What is required
Copy each line below that contains "this".

Information provided
◆ ◆ ◆

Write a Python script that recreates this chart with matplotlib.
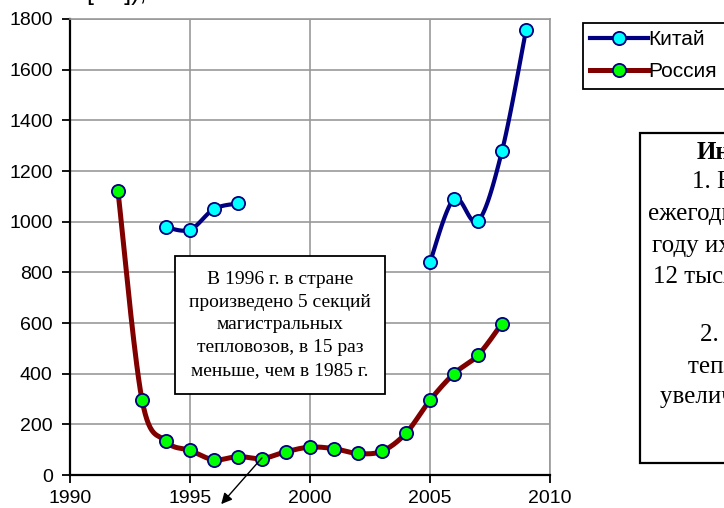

◆ ◆ ◆

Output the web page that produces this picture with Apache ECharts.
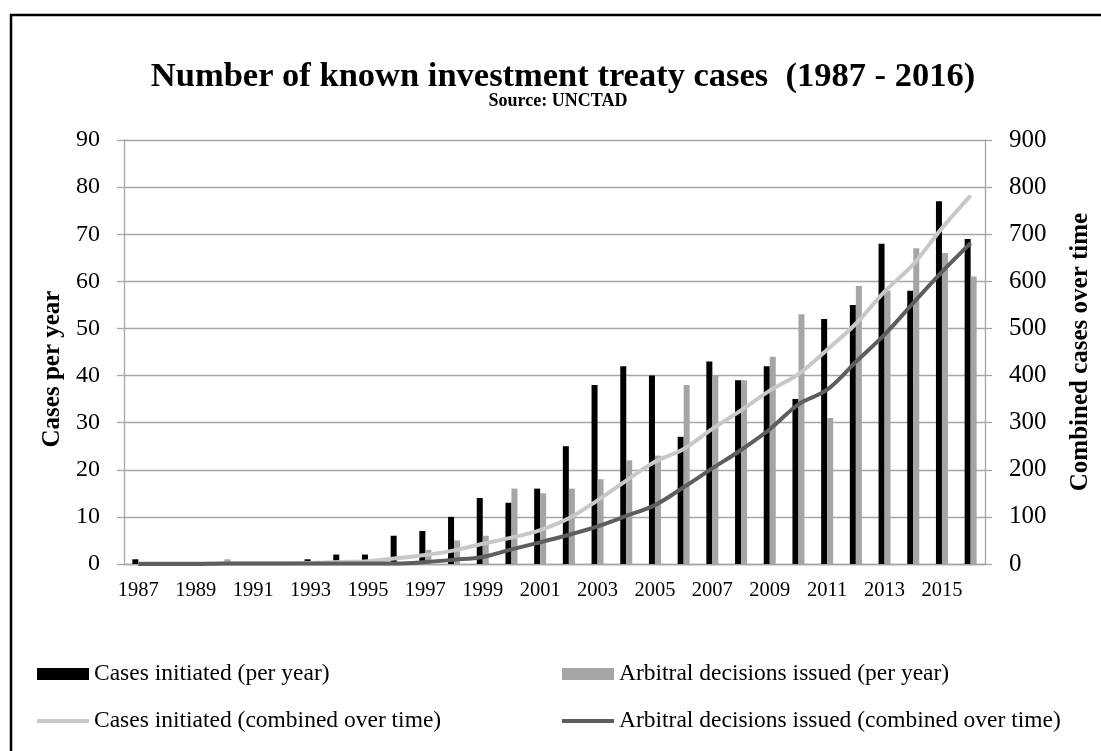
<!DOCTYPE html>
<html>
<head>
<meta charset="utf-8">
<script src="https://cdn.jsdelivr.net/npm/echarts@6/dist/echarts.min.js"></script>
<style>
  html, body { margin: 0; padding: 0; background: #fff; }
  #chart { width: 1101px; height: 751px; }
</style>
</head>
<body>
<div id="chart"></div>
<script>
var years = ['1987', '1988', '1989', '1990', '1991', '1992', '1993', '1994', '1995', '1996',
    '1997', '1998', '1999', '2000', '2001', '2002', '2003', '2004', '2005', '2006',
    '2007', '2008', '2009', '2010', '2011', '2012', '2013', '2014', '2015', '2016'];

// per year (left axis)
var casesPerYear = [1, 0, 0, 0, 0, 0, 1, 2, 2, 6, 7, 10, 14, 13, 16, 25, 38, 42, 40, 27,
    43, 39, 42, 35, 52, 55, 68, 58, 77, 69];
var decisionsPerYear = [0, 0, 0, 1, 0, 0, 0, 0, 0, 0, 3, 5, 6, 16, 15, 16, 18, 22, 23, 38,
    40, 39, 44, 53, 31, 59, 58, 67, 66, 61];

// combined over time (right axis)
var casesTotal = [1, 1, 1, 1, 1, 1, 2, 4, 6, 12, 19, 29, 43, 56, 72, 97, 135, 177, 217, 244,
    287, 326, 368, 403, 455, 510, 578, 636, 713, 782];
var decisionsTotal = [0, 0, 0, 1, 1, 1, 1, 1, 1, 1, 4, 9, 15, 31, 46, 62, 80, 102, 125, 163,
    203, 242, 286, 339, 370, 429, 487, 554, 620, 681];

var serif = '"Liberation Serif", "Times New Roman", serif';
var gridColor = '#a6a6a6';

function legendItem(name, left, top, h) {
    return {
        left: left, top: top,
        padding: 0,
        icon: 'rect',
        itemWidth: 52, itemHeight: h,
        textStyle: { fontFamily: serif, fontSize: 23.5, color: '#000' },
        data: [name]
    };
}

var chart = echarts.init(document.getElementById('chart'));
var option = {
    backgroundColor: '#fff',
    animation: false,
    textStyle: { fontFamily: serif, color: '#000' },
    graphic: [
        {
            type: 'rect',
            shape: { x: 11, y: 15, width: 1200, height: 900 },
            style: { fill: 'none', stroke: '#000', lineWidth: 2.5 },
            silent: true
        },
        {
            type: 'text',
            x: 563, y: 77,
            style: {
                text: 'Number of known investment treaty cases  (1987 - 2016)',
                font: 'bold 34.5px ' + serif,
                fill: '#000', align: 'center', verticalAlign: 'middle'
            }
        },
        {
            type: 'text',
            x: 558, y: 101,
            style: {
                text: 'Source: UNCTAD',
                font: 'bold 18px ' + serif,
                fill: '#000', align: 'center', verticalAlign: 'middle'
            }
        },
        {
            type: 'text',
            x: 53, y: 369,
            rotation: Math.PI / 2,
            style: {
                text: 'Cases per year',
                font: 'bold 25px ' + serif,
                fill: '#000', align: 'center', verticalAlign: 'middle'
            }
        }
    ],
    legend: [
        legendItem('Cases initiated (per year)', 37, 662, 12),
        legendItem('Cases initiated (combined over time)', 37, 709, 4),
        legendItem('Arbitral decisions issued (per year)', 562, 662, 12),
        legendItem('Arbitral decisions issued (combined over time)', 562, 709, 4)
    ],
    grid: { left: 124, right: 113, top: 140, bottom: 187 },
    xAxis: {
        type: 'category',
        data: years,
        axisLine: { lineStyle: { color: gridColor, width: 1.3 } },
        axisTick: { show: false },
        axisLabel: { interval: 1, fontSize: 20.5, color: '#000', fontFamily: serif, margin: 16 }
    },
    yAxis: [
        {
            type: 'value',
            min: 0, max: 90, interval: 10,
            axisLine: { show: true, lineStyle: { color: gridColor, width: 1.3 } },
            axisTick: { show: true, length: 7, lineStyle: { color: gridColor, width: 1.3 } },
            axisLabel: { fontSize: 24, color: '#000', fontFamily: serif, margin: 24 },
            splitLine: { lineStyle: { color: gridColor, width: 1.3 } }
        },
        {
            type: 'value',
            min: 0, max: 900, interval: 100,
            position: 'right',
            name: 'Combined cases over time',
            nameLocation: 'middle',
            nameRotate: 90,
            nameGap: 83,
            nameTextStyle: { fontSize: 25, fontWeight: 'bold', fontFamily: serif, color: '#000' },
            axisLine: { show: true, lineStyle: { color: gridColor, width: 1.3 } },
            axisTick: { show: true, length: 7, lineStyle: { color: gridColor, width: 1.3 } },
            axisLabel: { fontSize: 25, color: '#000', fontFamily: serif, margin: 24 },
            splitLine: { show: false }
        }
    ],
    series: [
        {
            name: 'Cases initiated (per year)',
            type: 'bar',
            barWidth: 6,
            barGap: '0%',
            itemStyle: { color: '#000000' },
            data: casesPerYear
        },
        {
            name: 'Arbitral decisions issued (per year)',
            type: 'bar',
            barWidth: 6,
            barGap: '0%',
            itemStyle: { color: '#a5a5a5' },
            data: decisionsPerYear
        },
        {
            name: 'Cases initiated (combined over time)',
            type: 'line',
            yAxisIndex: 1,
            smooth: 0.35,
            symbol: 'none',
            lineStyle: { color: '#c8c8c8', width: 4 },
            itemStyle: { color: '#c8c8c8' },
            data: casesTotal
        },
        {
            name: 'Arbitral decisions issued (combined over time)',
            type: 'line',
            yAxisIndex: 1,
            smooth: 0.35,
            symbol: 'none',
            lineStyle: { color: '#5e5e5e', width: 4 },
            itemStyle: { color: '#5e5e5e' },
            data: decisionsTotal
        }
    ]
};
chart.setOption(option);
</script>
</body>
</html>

◆ ◆ ◆

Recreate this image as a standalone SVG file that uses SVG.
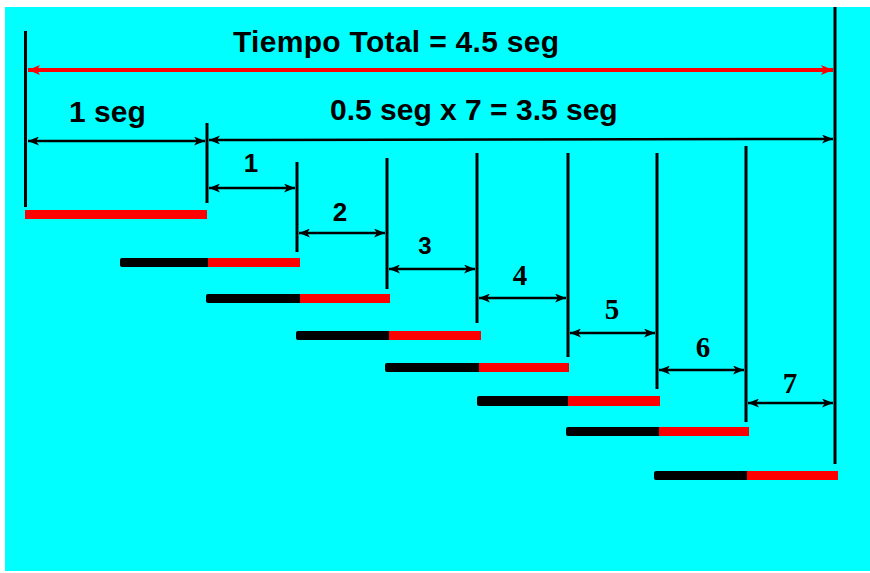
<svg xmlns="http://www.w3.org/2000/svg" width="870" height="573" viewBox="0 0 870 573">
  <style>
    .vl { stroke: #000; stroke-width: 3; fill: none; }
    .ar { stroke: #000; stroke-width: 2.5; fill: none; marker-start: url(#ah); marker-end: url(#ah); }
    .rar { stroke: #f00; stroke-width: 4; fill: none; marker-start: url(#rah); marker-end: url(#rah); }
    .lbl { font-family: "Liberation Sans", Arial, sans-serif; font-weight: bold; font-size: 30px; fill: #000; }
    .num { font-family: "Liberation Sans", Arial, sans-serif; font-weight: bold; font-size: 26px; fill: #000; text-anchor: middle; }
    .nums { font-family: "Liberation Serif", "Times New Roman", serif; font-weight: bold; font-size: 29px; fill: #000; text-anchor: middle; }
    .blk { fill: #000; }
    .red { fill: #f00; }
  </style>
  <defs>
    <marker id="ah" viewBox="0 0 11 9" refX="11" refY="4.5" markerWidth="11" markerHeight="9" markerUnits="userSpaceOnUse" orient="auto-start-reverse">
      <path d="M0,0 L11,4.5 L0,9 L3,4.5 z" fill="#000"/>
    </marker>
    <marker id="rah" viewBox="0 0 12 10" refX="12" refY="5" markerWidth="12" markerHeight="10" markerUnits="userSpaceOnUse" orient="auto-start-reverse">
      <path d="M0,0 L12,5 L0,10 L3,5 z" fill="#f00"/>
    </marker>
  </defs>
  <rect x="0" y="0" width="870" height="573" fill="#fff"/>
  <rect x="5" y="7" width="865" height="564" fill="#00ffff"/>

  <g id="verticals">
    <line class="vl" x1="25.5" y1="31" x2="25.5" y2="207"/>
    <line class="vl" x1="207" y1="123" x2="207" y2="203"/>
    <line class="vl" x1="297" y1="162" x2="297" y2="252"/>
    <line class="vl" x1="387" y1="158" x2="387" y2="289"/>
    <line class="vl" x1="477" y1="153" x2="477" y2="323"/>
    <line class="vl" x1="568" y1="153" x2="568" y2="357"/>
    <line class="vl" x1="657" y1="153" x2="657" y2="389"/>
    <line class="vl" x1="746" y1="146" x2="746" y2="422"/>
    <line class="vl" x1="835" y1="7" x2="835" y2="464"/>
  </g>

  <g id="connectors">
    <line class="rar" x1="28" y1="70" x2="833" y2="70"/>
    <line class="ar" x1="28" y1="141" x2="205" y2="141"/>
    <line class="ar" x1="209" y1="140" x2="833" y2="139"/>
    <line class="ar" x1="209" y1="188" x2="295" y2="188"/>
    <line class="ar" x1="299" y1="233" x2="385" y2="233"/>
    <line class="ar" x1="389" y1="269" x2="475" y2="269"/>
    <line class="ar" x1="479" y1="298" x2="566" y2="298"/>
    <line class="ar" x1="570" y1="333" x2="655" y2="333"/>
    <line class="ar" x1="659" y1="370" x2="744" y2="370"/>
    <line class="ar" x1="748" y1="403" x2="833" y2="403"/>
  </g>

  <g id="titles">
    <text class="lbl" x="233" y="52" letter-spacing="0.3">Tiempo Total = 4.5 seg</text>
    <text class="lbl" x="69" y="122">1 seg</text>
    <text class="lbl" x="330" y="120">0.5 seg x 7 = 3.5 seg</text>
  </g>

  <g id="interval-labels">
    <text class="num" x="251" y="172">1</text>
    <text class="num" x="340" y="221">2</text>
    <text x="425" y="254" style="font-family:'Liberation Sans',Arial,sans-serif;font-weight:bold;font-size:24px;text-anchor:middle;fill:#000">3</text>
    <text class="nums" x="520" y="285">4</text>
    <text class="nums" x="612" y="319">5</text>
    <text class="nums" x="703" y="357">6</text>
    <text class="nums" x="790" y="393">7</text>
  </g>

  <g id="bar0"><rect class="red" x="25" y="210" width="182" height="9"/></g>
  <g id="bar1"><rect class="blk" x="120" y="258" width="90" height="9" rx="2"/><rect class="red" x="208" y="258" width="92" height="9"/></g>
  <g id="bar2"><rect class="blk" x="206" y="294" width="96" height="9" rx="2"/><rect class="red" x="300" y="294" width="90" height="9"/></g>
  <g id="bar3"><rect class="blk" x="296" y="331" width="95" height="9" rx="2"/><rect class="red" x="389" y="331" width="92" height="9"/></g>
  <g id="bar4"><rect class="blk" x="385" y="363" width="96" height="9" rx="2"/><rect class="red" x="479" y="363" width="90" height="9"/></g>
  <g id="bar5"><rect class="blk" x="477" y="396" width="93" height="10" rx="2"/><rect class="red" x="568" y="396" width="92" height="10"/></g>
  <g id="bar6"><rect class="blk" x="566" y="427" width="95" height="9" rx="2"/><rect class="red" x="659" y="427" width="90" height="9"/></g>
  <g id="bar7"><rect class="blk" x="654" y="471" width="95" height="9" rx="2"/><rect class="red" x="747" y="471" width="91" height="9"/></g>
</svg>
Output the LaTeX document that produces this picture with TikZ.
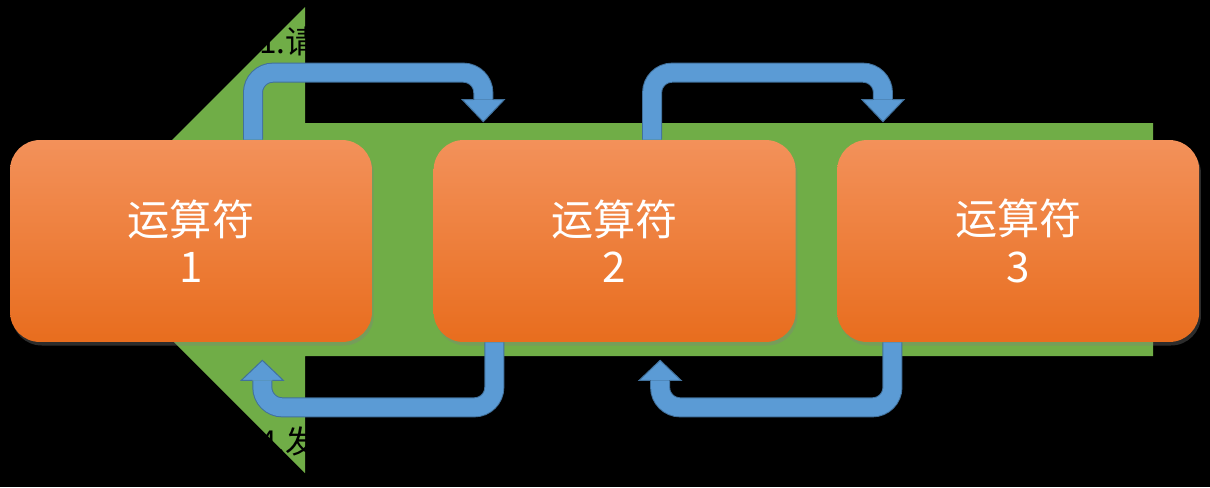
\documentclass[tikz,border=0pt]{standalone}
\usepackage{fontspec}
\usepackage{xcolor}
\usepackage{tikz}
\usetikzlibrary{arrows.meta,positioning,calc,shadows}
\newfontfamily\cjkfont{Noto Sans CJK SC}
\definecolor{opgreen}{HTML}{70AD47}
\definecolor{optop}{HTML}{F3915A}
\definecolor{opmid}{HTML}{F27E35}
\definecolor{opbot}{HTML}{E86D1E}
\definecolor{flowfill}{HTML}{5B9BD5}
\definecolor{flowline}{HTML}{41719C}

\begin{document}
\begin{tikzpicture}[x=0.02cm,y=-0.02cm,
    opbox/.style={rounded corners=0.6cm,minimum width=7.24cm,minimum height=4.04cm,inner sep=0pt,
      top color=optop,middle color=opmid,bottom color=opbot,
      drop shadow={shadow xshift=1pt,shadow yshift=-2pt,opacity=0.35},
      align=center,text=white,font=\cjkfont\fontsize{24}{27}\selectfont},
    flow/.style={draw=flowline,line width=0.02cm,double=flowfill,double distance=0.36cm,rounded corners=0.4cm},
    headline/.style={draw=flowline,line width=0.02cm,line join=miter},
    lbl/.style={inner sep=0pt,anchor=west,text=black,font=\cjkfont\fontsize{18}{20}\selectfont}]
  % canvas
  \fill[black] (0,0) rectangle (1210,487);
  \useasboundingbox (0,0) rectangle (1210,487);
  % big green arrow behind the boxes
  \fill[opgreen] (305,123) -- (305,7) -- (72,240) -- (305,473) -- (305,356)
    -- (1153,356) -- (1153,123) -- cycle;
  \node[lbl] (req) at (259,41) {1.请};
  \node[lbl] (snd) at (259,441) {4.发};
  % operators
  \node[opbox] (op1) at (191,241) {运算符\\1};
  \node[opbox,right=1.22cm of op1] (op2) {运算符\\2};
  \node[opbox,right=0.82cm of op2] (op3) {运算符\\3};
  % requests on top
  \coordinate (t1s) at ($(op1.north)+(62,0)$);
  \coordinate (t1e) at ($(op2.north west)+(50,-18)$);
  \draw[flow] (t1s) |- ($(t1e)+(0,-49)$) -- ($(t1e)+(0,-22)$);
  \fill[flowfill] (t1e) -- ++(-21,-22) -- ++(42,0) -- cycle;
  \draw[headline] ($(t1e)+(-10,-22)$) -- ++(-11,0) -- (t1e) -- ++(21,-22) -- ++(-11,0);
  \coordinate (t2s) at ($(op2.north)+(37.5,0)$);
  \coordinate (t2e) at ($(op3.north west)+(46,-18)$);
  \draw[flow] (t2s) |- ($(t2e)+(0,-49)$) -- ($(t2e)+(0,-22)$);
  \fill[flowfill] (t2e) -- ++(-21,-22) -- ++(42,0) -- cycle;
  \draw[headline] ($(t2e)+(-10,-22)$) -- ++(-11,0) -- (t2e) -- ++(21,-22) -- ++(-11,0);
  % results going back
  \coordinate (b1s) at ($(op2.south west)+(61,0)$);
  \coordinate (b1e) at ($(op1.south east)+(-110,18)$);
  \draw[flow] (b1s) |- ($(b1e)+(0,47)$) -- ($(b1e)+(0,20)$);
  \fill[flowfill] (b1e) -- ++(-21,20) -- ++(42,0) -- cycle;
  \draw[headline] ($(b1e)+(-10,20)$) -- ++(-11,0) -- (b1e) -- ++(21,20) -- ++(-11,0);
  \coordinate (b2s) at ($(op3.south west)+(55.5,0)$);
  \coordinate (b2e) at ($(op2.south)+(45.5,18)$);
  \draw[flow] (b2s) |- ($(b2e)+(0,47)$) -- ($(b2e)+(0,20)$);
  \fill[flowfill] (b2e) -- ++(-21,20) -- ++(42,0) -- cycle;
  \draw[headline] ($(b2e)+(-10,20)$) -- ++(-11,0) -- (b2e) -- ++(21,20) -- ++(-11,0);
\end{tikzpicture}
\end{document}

◆ ◆ ◆

Exercise solution
Write a Python script that recreates this chart with matplotlib.
Output the web page that produces this picture with Apache ECharts.
Recreate this image as a standalone SVG file that uses SVG.
Output the LaTeX document that produces this picture with TikZ.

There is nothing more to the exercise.